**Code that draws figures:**
● ● ● ● ● ● ●

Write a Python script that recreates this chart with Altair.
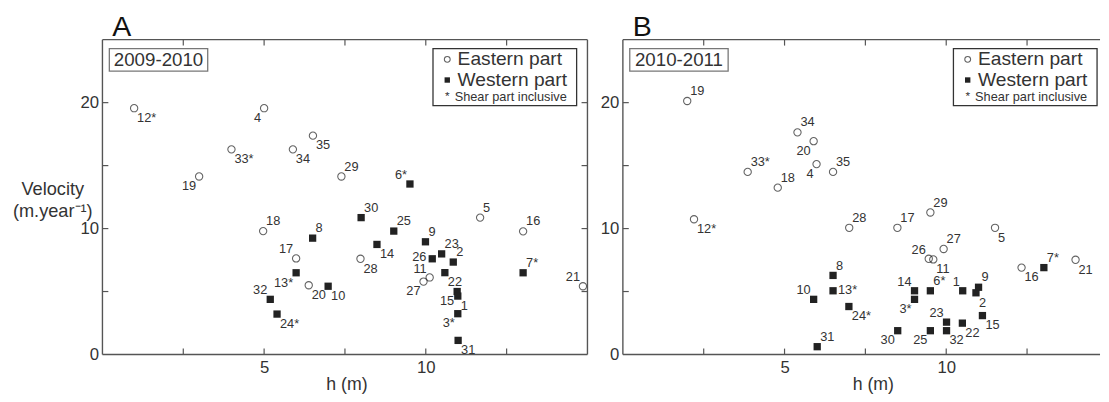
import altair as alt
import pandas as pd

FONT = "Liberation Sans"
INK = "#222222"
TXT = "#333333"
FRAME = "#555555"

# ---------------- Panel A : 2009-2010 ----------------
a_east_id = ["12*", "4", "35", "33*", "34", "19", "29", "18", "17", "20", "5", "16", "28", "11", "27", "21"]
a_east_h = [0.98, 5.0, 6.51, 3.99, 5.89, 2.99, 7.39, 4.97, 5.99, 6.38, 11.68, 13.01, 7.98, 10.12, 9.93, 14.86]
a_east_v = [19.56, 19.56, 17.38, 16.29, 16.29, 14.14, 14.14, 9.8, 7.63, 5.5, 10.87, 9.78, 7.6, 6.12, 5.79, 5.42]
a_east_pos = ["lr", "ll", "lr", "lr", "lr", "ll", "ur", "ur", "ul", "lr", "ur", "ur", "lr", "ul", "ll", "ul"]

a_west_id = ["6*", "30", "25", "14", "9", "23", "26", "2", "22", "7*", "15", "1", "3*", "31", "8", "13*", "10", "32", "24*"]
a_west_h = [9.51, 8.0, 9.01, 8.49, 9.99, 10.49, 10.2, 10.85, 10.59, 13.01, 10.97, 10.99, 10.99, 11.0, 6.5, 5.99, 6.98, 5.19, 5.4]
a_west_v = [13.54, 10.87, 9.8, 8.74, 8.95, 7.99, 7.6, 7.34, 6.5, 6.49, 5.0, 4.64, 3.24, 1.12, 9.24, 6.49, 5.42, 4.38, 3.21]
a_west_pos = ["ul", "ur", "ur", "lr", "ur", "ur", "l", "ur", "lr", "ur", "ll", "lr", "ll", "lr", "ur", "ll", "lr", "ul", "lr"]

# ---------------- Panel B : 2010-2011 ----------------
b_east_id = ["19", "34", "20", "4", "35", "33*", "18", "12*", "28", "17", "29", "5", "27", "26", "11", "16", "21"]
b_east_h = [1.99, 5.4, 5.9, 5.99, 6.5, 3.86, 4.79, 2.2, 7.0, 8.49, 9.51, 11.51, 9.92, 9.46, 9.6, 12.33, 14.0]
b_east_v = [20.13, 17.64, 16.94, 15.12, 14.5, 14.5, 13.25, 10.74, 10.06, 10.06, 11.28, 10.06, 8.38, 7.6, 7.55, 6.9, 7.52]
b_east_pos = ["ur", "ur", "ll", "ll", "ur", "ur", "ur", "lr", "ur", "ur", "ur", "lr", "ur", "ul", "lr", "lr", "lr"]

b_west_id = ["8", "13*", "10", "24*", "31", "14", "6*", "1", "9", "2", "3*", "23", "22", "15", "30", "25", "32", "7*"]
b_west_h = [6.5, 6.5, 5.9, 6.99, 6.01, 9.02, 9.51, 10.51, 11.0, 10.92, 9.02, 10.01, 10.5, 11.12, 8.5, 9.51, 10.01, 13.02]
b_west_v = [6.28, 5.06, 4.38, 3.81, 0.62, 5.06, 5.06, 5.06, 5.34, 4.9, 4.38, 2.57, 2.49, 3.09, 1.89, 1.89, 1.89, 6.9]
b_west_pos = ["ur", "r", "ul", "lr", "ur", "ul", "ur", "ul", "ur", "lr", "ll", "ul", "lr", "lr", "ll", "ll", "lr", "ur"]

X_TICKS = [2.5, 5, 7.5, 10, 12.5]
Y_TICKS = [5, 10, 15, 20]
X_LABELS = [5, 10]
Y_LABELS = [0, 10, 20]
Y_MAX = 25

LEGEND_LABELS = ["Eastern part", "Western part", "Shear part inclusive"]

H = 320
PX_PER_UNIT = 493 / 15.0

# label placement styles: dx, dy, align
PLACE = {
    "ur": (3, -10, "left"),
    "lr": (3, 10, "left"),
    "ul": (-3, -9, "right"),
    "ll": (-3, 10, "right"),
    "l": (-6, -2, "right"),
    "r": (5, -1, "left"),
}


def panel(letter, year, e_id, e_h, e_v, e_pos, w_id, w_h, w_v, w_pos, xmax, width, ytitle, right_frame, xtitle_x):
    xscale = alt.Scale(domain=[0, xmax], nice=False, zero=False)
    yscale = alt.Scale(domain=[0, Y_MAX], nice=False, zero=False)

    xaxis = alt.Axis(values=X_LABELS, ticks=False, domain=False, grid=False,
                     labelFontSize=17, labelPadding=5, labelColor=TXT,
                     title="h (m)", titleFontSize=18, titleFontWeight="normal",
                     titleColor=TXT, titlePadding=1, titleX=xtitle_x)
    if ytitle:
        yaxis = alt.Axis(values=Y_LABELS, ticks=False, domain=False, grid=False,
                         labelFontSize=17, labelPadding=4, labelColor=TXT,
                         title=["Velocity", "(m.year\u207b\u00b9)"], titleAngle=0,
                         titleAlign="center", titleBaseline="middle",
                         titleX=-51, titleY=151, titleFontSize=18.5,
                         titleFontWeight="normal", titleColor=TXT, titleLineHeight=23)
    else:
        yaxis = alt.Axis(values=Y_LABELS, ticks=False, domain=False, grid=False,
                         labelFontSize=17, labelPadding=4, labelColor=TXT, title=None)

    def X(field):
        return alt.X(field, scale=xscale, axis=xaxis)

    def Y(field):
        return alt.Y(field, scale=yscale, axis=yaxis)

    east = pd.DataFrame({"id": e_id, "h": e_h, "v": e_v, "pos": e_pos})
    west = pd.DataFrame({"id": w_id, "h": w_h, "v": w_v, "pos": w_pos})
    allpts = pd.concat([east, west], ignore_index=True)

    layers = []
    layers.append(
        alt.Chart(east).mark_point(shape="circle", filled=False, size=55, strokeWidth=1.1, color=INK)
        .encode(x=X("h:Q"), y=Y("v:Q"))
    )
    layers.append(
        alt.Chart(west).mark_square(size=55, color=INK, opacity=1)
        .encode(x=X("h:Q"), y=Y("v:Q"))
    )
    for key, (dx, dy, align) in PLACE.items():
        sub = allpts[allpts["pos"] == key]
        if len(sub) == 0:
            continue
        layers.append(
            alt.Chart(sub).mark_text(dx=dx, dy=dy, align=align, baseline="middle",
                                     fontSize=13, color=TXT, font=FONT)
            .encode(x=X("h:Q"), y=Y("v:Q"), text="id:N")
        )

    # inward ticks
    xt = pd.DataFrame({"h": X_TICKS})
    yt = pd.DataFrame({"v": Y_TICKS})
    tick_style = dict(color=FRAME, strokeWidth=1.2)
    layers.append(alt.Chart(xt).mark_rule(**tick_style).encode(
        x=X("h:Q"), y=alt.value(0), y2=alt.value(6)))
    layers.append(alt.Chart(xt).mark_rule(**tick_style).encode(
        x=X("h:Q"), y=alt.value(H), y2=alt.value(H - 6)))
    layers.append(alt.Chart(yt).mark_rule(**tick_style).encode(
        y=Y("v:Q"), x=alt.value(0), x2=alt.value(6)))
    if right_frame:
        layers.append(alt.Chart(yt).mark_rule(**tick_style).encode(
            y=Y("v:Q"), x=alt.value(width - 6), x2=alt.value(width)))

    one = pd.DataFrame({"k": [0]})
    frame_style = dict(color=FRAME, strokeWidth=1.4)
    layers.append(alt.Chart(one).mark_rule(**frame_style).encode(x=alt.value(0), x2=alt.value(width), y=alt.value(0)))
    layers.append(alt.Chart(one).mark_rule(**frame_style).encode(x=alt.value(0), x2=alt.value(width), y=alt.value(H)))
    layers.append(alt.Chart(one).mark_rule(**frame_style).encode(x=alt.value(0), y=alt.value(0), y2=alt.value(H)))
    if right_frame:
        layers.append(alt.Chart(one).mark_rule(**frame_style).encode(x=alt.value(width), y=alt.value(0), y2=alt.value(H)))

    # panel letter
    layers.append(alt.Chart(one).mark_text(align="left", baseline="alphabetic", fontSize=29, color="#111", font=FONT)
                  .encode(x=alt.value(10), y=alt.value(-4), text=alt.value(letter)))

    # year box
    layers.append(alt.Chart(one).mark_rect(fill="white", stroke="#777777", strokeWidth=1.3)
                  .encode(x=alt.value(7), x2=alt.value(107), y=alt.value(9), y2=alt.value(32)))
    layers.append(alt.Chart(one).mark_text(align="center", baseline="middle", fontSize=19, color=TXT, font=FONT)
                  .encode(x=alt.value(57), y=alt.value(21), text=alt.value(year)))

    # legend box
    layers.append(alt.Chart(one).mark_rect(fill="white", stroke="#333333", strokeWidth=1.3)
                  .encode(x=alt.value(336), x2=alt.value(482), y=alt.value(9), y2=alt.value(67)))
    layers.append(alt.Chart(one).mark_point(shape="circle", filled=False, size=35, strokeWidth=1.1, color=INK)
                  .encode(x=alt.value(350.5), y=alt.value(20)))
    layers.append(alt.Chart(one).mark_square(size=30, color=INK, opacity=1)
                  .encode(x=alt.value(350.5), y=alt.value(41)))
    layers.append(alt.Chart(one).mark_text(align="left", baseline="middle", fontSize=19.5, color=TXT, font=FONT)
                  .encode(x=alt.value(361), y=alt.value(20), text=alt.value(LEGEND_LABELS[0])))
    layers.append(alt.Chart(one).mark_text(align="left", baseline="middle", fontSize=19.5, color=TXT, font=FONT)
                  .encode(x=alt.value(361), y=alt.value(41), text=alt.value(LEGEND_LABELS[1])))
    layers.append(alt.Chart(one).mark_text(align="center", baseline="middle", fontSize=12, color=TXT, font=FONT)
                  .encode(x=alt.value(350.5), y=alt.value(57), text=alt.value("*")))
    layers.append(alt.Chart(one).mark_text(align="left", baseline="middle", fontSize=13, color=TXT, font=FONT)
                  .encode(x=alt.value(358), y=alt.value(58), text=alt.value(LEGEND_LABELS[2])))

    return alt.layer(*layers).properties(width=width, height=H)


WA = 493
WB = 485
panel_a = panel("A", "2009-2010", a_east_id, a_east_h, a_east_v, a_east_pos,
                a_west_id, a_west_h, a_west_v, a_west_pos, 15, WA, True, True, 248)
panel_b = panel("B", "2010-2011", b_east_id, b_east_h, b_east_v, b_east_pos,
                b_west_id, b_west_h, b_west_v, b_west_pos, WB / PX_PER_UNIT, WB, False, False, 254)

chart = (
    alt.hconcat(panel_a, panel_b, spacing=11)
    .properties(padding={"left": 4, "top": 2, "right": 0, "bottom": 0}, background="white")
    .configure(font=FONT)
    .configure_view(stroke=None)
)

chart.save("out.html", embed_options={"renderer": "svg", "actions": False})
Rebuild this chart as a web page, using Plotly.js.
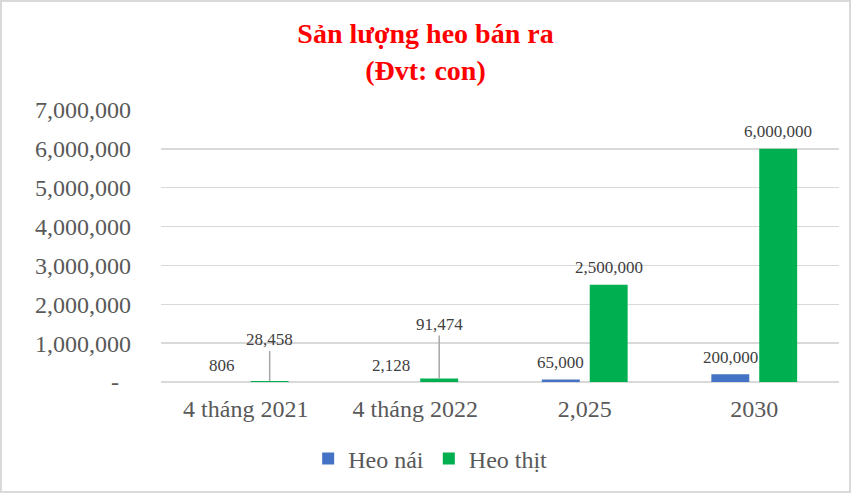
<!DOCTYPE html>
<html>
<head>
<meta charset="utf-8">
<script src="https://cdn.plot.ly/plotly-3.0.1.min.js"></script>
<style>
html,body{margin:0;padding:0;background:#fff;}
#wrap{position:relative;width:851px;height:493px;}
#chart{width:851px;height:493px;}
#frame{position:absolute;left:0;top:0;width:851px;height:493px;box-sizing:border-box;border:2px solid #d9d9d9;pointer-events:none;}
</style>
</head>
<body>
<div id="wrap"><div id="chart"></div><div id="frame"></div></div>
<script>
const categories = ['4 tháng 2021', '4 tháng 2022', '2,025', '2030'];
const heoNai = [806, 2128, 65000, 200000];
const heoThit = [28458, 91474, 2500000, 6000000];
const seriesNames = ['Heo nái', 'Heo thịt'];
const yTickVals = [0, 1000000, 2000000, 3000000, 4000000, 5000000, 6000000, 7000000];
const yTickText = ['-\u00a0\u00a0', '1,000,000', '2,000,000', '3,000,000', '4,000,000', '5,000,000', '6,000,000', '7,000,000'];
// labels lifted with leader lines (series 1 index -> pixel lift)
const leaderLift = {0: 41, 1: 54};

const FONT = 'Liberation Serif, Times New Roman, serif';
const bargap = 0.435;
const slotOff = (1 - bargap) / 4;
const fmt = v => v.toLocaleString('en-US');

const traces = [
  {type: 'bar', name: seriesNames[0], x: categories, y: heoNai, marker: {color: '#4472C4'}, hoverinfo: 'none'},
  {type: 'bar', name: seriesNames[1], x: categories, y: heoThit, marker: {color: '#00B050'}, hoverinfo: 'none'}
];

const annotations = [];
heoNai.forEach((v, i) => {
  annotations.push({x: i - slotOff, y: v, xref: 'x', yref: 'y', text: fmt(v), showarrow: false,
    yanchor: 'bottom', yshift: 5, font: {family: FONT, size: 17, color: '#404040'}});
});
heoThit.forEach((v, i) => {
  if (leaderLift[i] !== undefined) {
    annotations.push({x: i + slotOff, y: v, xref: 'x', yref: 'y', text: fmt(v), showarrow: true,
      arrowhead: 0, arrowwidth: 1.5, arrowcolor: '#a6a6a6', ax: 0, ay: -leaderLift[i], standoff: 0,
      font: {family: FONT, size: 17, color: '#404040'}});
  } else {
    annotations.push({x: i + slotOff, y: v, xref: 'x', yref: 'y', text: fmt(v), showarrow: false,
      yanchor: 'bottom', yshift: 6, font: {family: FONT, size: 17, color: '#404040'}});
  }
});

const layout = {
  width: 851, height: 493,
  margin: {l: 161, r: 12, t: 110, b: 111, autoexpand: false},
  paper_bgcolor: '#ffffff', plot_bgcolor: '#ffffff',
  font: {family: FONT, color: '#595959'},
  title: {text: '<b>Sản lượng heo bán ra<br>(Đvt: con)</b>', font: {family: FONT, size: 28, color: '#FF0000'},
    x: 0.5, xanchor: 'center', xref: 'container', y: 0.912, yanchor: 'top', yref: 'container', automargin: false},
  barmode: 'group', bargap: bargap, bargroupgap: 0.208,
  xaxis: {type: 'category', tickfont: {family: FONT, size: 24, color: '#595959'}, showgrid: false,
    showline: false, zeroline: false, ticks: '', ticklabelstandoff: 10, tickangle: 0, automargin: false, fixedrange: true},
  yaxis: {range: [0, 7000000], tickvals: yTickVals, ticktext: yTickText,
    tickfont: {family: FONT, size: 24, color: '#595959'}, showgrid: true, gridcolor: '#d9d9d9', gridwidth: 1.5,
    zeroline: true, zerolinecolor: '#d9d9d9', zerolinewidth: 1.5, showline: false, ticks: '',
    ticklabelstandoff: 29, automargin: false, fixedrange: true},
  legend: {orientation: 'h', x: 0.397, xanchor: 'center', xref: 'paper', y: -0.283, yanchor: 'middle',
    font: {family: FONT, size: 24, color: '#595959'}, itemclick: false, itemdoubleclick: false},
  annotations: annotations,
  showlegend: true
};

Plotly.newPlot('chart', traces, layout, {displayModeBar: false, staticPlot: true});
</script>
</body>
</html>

● ● ● ● ● ● ●

Reproduce exactly the section that begins with the line containing "Rebuild this chart" and ends with the line containing "const fmt = v => v.toLocaleString('en-US');". Both boundary lines belong in the copy, but pictures do not.

Rebuild this chart as a web page, using Plotly.js.
<!DOCTYPE html>
<html>
<head>
<meta charset="utf-8">
<script src="https://cdn.plot.ly/plotly-3.0.1.min.js"></script>
<style>
html,body{margin:0;padding:0;background:#fff;}
#wrap{position:relative;width:851px;height:493px;}
#chart{width:851px;height:493px;}
#frame{position:absolute;left:0;top:0;width:851px;height:493px;box-sizing:border-box;border:2px solid #d9d9d9;pointer-events:none;}
</style>
</head>
<body>
<div id="wrap"><div id="chart"></div><div id="frame"></div></div>
<script>
const categories = ['4 tháng 2021', '4 tháng 2022', '2,025', '2030'];
const heoNai = [806, 2128, 65000, 200000];
const heoThit = [28458, 91474, 2500000, 6000000];
const seriesNames = ['Heo nái', 'Heo thịt'];
const yTickVals = [0, 1000000, 2000000, 3000000, 4000000, 5000000, 6000000, 7000000];
const yTickText = ['-\u00a0\u00a0', '1,000,000', '2,000,000', '3,000,000', '4,000,000', '5,000,000', '6,000,000', '7,000,000'];
// labels lifted with leader lines (series 1 index -> pixel lift)
const leaderLift = {0: 41, 1: 54};

const FONT = 'Liberation Serif, Times New Roman, serif';
const bargap = 0.435;
const slotOff = (1 - bargap) / 4;
const fmt = v => v.toLocaleString('en-US');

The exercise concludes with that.